Don't believe me? Let's revisit some of the practices common among funds when I started at Morningstar. Loads of 8.5% were the norm. Charging investors full loads to reinvest their income distributions was practiced by several major fund companies, including Franklin Resources. Contractual plan funds that deducted up to 50% of the first year's investments were promoted by major firms like Fidelity and AIM. Funds did not have to disclose manager names, and many firms hid behind a management team tag or played games with start dates to make their managers look more senior than they were. Fund companies effectively choose their own peer groups, leading to scores of "number one in category" claims that owed simply to miscategorization. Funds were promoted and sold largely on the basis of yield and those "yields" were often inflated by short-term capital gains or return of capital. Worse still, this promotion of yield led to a veritable trail of tears as fund companies wooed investors enticed by double-digit yields into increasingly risky waters, moving from money market to government bond to option-enhanced government bond to corporate to high yield to complex multimarket bond strategies.

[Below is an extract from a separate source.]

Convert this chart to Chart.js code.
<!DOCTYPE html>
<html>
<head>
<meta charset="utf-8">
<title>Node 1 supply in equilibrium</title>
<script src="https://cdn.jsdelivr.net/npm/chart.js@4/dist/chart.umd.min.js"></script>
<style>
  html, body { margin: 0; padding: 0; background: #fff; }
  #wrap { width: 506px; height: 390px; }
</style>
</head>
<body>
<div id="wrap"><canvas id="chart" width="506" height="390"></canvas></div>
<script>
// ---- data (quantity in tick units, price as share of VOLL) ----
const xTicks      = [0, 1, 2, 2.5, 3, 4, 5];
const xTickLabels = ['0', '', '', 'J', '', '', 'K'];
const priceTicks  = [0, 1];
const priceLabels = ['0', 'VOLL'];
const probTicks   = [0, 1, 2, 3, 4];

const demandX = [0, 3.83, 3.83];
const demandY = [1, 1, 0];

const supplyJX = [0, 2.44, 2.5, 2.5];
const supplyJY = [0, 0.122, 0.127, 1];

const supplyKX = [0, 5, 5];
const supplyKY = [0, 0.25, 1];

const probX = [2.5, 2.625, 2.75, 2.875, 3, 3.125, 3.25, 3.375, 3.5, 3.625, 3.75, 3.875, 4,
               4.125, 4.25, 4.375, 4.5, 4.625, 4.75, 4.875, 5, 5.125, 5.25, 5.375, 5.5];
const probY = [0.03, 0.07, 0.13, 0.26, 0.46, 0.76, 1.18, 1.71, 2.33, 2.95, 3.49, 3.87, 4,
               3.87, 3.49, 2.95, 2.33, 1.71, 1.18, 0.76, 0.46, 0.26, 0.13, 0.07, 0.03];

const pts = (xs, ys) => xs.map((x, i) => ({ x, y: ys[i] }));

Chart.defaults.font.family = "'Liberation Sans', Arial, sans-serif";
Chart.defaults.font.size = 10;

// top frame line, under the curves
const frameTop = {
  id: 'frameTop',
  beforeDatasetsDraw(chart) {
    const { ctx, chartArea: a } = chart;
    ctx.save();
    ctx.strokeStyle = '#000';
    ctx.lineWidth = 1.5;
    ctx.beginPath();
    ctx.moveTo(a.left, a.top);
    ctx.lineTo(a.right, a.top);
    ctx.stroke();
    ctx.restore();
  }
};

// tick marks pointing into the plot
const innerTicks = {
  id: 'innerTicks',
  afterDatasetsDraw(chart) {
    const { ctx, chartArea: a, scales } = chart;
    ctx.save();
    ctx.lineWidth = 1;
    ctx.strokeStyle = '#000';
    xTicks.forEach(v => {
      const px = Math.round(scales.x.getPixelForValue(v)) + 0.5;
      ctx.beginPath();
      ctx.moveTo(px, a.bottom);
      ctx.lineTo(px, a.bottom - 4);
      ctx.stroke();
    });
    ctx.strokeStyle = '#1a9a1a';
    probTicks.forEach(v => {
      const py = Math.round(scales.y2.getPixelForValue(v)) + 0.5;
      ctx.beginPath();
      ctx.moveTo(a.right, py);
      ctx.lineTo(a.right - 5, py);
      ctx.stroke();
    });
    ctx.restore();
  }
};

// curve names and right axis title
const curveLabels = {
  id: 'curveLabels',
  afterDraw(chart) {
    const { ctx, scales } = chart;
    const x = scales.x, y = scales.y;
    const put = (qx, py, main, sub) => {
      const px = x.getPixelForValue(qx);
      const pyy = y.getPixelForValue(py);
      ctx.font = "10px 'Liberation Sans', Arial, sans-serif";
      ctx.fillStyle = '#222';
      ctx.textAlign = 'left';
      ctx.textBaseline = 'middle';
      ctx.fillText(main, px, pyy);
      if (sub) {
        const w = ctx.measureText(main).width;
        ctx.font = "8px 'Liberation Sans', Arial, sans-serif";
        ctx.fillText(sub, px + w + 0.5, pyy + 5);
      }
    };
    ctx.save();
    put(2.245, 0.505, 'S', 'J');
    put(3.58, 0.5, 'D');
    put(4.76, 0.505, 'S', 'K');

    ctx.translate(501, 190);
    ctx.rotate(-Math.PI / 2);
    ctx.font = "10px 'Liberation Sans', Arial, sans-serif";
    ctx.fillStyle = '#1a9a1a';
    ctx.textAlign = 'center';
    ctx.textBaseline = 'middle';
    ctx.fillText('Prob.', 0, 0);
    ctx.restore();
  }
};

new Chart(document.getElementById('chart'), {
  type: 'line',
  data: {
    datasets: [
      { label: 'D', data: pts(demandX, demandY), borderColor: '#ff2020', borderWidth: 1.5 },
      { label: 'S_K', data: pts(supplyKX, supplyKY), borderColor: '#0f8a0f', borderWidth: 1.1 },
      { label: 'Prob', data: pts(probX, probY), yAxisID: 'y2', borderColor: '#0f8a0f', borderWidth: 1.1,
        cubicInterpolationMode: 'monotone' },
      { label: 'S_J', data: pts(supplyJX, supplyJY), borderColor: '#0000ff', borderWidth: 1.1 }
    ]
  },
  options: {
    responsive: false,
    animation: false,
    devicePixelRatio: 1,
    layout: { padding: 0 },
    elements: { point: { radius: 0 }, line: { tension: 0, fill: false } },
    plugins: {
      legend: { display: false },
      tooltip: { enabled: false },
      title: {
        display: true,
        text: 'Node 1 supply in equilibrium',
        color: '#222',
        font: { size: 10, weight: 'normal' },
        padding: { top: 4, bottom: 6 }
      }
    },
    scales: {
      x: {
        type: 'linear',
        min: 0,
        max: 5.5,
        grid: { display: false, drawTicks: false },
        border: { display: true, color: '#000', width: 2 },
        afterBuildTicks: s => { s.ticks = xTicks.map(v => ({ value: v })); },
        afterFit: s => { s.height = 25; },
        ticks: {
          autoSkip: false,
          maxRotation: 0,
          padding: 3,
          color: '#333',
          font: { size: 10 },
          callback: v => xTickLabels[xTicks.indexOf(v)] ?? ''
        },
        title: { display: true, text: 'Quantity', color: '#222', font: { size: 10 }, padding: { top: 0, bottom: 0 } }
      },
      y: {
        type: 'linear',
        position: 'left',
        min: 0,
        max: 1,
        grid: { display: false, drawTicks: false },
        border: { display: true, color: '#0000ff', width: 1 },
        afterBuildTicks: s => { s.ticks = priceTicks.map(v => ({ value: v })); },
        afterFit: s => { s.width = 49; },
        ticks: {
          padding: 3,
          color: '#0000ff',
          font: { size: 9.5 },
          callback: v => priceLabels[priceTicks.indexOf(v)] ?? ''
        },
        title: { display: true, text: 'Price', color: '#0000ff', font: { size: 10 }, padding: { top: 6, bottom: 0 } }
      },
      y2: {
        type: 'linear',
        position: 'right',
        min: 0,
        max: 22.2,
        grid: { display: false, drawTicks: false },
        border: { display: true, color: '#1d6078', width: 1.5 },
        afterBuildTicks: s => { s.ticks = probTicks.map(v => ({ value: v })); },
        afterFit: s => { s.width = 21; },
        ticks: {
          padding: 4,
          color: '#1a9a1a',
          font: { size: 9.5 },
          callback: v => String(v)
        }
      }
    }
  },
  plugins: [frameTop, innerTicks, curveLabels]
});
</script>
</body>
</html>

Nowhere were investors more poorly treated than at the big wirehouses, which dominated the fund landscape in the 1980s. Responding to client pressure to sell "no-load" funds, these firms began the aggressive promotion of B and, later, C shares, which sought to overcome client resistance to loads without sacrificing any compensation to sellers. In addition to running expensive funds, the wirehouse firms launched gimmicky ones that often blew up on clients. Bogle may think corporate ownership is bad for fund management, but I'd maintain that there's no worse structure than to have a fund manager being owned by a company with a heavy sales culture. Firms like Dean Witter were abhorrent stewards of fund shareholder capital.

Today's fund landscape looks little like the 1970s. The wirehouses are all out of the asset-management industry. Asset flows go almost exclusively to funds with lower fees and better stewardship. Bogle's own shop, Vanguard, has become a towering force in the industry. One can argue that change happened not out of goodwill from the participants, but by the discipline of advisors and investors, but in either case, the result is that shareholder-friendly tactics have won. The single best indicator of whether an asset manager gained or lost market share over the past three decades is whether or not it launched an Internet fund. In short, the good guys have won.

Bogle acknowledged this to some degree in  our recent conversation at the Morningstar Investment Conference, responding positively when I asked him if in 50 years the industry would be more of a profession and less of a business than it is today. I'd add that the key to that goal will be an informed and demanding shareholder base. In the end, we'll get the fund industry we deserve. If we are good stewards, we'll receive good stewardship in return.